Formals and confirmation

It is that time of year for the year 12 students at schools around the country.  The old "Coming out" balls are now re-vamp into the year 12 formal.  A process that indicates that our young men and women are now 'adult' and capable of partaking in life.  An easing into society and a new life.  A saying good bye to old things and a toast to the new life that the end of school should bring.  In the Christian world we have celebrated the coming into new life with the resurrection morning on Easter day.  We have said goodbye to the old and re-affirmed our vows to live as Christ.  Today at St David's we celebrate again.  We celebrate the next step in a journey for those who have given thought and consideration to their faith.  The call by God onto the path of faith is ongoing and at each step we celebrate and mark the occasion today for 9 people who have heard Christ's call and come to confirm the vows that their God-parents took on for them at Baptism.

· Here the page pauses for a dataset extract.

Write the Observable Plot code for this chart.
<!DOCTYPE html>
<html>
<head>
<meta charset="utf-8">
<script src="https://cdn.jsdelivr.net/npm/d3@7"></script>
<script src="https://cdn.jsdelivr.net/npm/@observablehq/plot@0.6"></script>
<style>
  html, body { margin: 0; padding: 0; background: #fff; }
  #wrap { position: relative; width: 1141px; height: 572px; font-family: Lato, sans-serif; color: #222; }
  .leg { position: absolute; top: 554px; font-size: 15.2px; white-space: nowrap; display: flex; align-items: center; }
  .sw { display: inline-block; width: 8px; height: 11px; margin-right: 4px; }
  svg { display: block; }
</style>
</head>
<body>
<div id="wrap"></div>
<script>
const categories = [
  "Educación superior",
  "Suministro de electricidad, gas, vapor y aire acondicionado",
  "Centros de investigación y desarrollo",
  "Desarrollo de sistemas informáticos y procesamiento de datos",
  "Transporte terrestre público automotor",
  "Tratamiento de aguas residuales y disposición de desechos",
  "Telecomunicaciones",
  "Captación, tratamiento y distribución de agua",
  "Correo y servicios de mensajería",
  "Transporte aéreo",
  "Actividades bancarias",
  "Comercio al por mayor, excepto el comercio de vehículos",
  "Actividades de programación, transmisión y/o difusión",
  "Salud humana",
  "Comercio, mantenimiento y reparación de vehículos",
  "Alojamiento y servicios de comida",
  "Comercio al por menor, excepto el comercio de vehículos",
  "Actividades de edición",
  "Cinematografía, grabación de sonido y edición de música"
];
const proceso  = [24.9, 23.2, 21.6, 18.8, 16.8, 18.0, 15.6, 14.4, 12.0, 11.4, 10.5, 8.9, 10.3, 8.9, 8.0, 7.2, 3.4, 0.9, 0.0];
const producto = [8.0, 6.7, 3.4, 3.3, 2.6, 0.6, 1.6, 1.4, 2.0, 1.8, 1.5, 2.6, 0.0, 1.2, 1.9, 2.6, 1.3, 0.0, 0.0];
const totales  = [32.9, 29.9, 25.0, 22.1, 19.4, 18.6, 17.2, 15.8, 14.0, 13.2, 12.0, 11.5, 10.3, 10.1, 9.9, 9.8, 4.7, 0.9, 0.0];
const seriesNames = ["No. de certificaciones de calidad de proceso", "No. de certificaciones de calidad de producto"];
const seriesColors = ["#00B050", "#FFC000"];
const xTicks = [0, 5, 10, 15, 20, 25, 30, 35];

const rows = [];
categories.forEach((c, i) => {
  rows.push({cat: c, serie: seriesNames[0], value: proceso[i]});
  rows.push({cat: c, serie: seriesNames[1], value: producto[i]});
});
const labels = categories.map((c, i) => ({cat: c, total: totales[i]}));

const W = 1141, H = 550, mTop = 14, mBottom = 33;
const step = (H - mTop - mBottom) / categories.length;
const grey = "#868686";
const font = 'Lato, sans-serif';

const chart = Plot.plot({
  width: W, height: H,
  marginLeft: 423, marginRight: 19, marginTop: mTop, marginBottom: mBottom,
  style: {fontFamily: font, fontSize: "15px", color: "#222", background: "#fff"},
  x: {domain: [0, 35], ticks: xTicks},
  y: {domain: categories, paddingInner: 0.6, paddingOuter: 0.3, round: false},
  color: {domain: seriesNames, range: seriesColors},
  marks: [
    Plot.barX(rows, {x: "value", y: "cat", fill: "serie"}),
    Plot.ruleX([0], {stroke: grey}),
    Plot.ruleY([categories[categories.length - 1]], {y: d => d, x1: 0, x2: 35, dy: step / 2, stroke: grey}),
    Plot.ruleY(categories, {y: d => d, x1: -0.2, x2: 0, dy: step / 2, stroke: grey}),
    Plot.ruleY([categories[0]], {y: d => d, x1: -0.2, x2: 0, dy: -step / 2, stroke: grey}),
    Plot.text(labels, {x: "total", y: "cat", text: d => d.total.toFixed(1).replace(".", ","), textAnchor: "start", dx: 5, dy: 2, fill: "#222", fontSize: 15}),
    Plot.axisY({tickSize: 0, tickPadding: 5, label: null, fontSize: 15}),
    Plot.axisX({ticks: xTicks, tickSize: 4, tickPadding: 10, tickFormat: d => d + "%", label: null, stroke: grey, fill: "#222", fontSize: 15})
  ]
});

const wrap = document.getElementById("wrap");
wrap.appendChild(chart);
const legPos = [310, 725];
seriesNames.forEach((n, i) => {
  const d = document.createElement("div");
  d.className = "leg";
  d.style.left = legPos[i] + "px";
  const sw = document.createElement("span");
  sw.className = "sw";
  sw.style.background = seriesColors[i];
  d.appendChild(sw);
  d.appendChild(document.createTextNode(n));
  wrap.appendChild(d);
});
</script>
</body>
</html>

 Confirmation, like the formal for the year 12, some will see  as a passing out from the Church, which it may well be, but it is an acknowledgement of the faith journey.  Christ does not ask his disciples to come to Church.  He asks them to worship God and to go out and make disciples.  He asks them to love God and their fellow men, women and creation as much if not more than they love themselves. If this is the case, which I believe it is, then if those who come for confirmation are not seen by the institutional church again for a long time what does this mean?  Lets look at what happens after a year 12 formal.

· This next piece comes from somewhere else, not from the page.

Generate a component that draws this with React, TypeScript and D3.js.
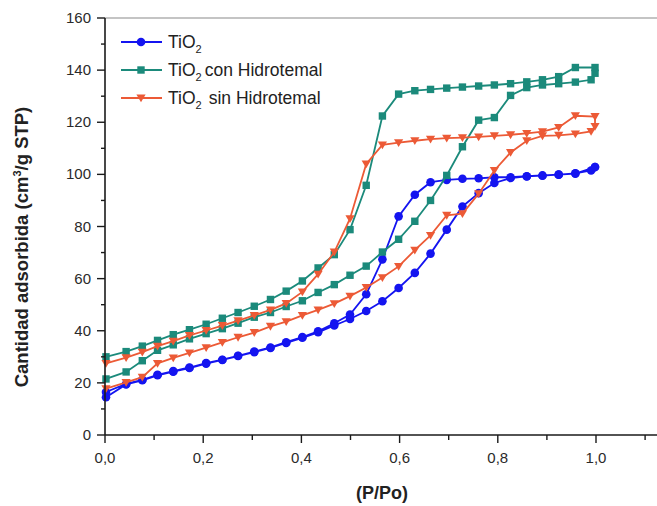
import React from "react";
import * as d3 from "d3";

// Relative pressure steps (P/Po) of the adsorption and desorption branches
const pAds = [0.002, 0.043, 0.076, 0.107, 0.139, 0.172, 0.206, 0.239, 0.271, 0.304, 0.337, 0.369, 0.402, 0.434, 0.467, 0.499, 0.532, 0.565, 0.598, 0.631, 0.663, 0.696, 0.728, 0.761, 0.793, 0.826, 0.859, 0.891, 0.924, 0.958, 0.99, 0.998];
const pDes = [0.998, 0.958, 0.924, 0.891, 0.859, 0.826, 0.793, 0.761, 0.728, 0.696, 0.663, 0.631, 0.598, 0.565, 0.532, 0.499, 0.467, 0.434, 0.402, 0.369, 0.337, 0.304, 0.271, 0.239, 0.206, 0.172, 0.139, 0.107, 0.076, 0.043, 0.002];

// TiO2
const tio2Ads = [14.5, 19.4, 21.0, 22.9, 24.3, 25.7, 27.4, 28.8, 30.3, 31.8, 33.4, 35.3, 37.3, 39.4, 42.0, 44.5, 47.6, 51.3, 56.4, 62.2, 69.6, 78.8, 87.7, 92.8, 96.7, 98.6, 99.2, 99.5, 99.9, 100.4, 101.5, 102.8];
const tio2Des = [102.8, 100.3, 99.9, 99.6, 99.3, 98.9, 98.9, 98.5, 98.3, 97.9, 97.0, 92.2, 83.9, 67.4, 54.0, 46.2, 42.9, 39.8, 37.6, 35.6, 33.6, 32.0, 30.4, 28.9, 27.6, 25.9, 24.5, 23.1, 21.2, 19.6, 16.5];

// TiO2 con Hidrotemal
const conAds = [21.5, 24.2, 28.5, 32.5, 34.6, 36.9, 38.9, 40.8, 42.9, 45.2, 47.0, 49.3, 51.5, 54.7, 57.7, 61.3, 64.8, 70.2, 75.1, 82.0, 90.0, 99.6, 110.6, 120.8, 121.8, 130.3, 133.3, 134.3, 134.8, 135.4, 136.3, 138.8];
const conDes = [141.0, 141.0, 137.5, 136.3, 135.5, 134.8, 134.3, 133.9, 133.5, 133.1, 132.6, 132.1, 130.8, 122.4, 95.8, 78.8, 69.2, 64.1, 59.1, 55.2, 52.0, 49.4, 47.0, 44.8, 42.5, 40.4, 38.5, 36.3, 34.1, 32.0, 30.0];

// TiO2 sin Hidrotemal
const sinAds = [17.8, 20.2, 22.2, 27.5, 29.6, 31.5, 33.5, 35.5, 37.5, 39.3, 41.7, 43.5, 45.9, 48.0, 50.4, 53.3, 56.6, 60.4, 64.7, 70.9, 76.6, 84.3, 84.9, 92.6, 101.5, 108.4, 112.9, 114.8, 115.0, 115.5, 116.5, 118.4];
const sinDes = [122.2, 122.5, 118.0, 116.4, 115.7, 115.2, 114.8, 114.4, 114.1, 113.9, 113.5, 112.9, 112.2, 111.3, 104.0, 83.0, 70.2, 61.7, 54.9, 50.5, 48.0, 45.9, 43.9, 42.0, 40.1, 38.2, 36.0, 34.1, 31.8, 29.7, 27.5];

const seriesNames = ["TiO2", "TiO2 con Hidrotemal", "TiO2 sin Hidrotemal"];
const seriesColors = ["#1414f0", "#1b8a7b", "#ec5a36"];
const seriesMarkers = ["circle", "square", "triangle"];

const xTicks = [0, 0.2, 0.4, 0.6, 0.8, 1.0];
const yTicks = [0, 20, 40, 60, 80, 100, 120, 140, 160];

const W = 657;
const H = 506;
const left = 105;
const top = 18;
const bottom = 435;

const x = d3.scaleLinear().domain([0, 1]).range([left, 596]);
const y = d3.scaleLinear().domain([0, 160]).range([bottom, top]);

type Pt = [number, number];

function loop(ads: number[], des: number[]): Pt[] {
  const a: Pt[] = pAds.map((p, i) => [p, ads[i]]);
  const d: Pt[] = pDes.map((p, i) => [p, des[i]]);
  return a.concat(d);
}

const series = [
  loop(tio2Ads, tio2Des),
  loop(conAds, conDes),
  loop(sinAds, sinDes),
];

const line = d3
  .line<Pt>()
  .x((d) => x(d[0]))
  .y((d) => y(d[1]));

const font = "'Liberation Sans', Arial, sans-serif";

function Marker({ kind, cx, cy, color }: { kind: string; cx: number; cy: number; color: string }) {
  if (kind === "circle") return <circle cx={cx} cy={cy} r={4.3} fill={color} />;
  if (kind === "square") return <rect x={cx - 3.7} y={cy - 3.7} width={7.4} height={7.4} fill={color} />;
  const s = 4.6;
  return (
    <path
      d={`M${cx - s},${cy - s * 0.75} L${cx + s},${cy - s * 0.75} L${cx},${cy + s * 0.95} Z`}
      fill={color}
    />
  );
}

export default function App() {
  React.useEffect(() => {
    document.body.style.margin = "0";
  }, []);

  const xMinor = d3.range(0, 12).map((i) => i / 10);
  const yMinor = d3.range(0, 17).map((i) => i * 10);
  const legendY = [42, 70, 98];

  return (
    <svg
      width={W}
      height={H}
      style={{ position: "absolute", left: 0, top: 0, background: "#fff" }}
      fontFamily={font}
    >
      <rect width={W} height={H} fill="#fff" />

      {/* top frame */}
      <line x1={left} x2={W} y1={top} y2={top} stroke="#8a8a8a" strokeWidth={1.2} />

      {/* data */}
      {series.map((pts, si) => (
        <g key={si}>
          <path d={line(pts) || ""} fill="none" stroke={seriesColors[si]} strokeWidth={1.8} />
          {pts.map((d, i) => (
            <Marker key={i} kind={seriesMarkers[si]} cx={x(d[0])} cy={y(d[1])} color={seriesColors[si]} />
          ))}
        </g>
      ))}

      {/* axes */}
      <line x1={left} x2={W} y1={bottom} y2={bottom} stroke="#1a1a1a" strokeWidth={1.6} />
      <line x1={left} x2={left} y1={top} y2={bottom} stroke="#1a1a1a" strokeWidth={1.6} />

      {xMinor.map((t, i) => (
        <line
          key={"xm" + i}
          x1={x(t)}
          x2={x(t)}
          y1={bottom}
          y2={bottom + (i % 2 === 0 ? 8 : 5)}
          stroke="#1a1a1a"
          strokeWidth={1.4}
        />
      ))}
      {yMinor.map((t, i) => (
        <line
          key={"ym" + i}
          x1={left}
          x2={left - (i % 2 === 0 ? 8 : 4)}
          y1={y(t)}
          y2={y(t)}
          stroke="#1a1a1a"
          strokeWidth={1.4}
        />
      ))}

      {xTicks.map((t) => (
        <text key={"xt" + t} x={x(t)} y={463} textAnchor="middle" fontSize={15} fill="#2a2a2a">
          {t.toFixed(1).replace(".", ",")}
        </text>
      ))}
      {yTicks.map((t) => (
        <text key={"yt" + t} x={91} y={y(t) + 5} textAnchor="end" fontSize={15} fill="#2a2a2a">
          {t}
        </text>
      ))}

      {/* axis titles */}
      <text x={382} y={499} textAnchor="middle" fontSize={18} fontWeight="bold" fill="#222">
        (P/Po)
      </text>
      <text
        transform="translate(28,247) rotate(-90)"
        textAnchor="middle"
        fontSize={18.5}
        fontWeight="bold"
        fill="#222"
      >
        Cantidad adsorbida (cm<tspan fontSize={11} dy={-7}>3</tspan>
        <tspan dy={7}>/g STP)</tspan>
      </text>

      {/* legend */}
      {seriesNames.map((name, i) => {
        const ly = legendY[i];
        const rest = name.slice(4);
        return (
          <g key={"lg" + i}>
            <line x1={121} x2={162} y1={ly} y2={ly} stroke={seriesColors[i]} strokeWidth={1.8} />
            <Marker kind={seriesMarkers[i]} cx={141} cy={ly} color={seriesColors[i]} />
            <text x={168} y={ly + 6} fontSize={17.5} fill="#222">
              TiO
              <tspan fontSize={11} dy={5}>2</tspan>
              {rest ? (
                <tspan dy={-5} dx={i === 2 ? 7 : 3}>
                  {rest.trim()}
                </tspan>
              ) : null}
            </text>
          </g>
        );
      })}
    </svg>
  );
}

Are we prepared to let them go into the world and make disciples?

The young adults eventually do their examinations and pass out into the wider world.  This means that parents start to become empty nesters, we feel the loss of our 'children' as they make their way in the world.  They sometimes return on a regular basis and often we go out to meet them were they are.  Yet, it is a fact that eventually they no longer see the family home as part of themselves except as a memory or a place of comfort to return to when feeling down,  The parents love is always there for them and they are welcome to come back at any time, even if they are really down on their luck,  All is forgiven when they come into the parents arms.

Funny that, maybe we as an institutional church need to start acting more like parents in the world rather than ingratiates when the youth do not come.  Just like parents we are generationally different from the children in our outlook.  We need to let them go and perhaps have safe havens for them to come back to when they are in need rather than places of discomfort.  We perhaps need to understand our role in their lives as being somewhat different to a grasping miser who wants everything to stay in one big happy place forever.  Perhaps in their own way confirmees who go out and do not return are actually doing what God has asked of them, 'Go and make disciples'.  Maybe not in the manner the Church would like to see, increased attendance etc, but perhaps in the manner that God is calling them to.  Parents often wish to control the lives of their children instead of allowing them of the leash.  We, as mature Christians, need to allow them of the leash and allow God to lead them.  We need to be their to pick up the pieces and comfort those who have been rejected by the world but we should not be holding on to them as if we could protect them.  God calls and we have to have certainty in the understanding that God knows what God is doing.  So let us bless our confirmees and allow them the freedom to bring God's message of love through their own expressions of God's will not our thoughts of what God wills.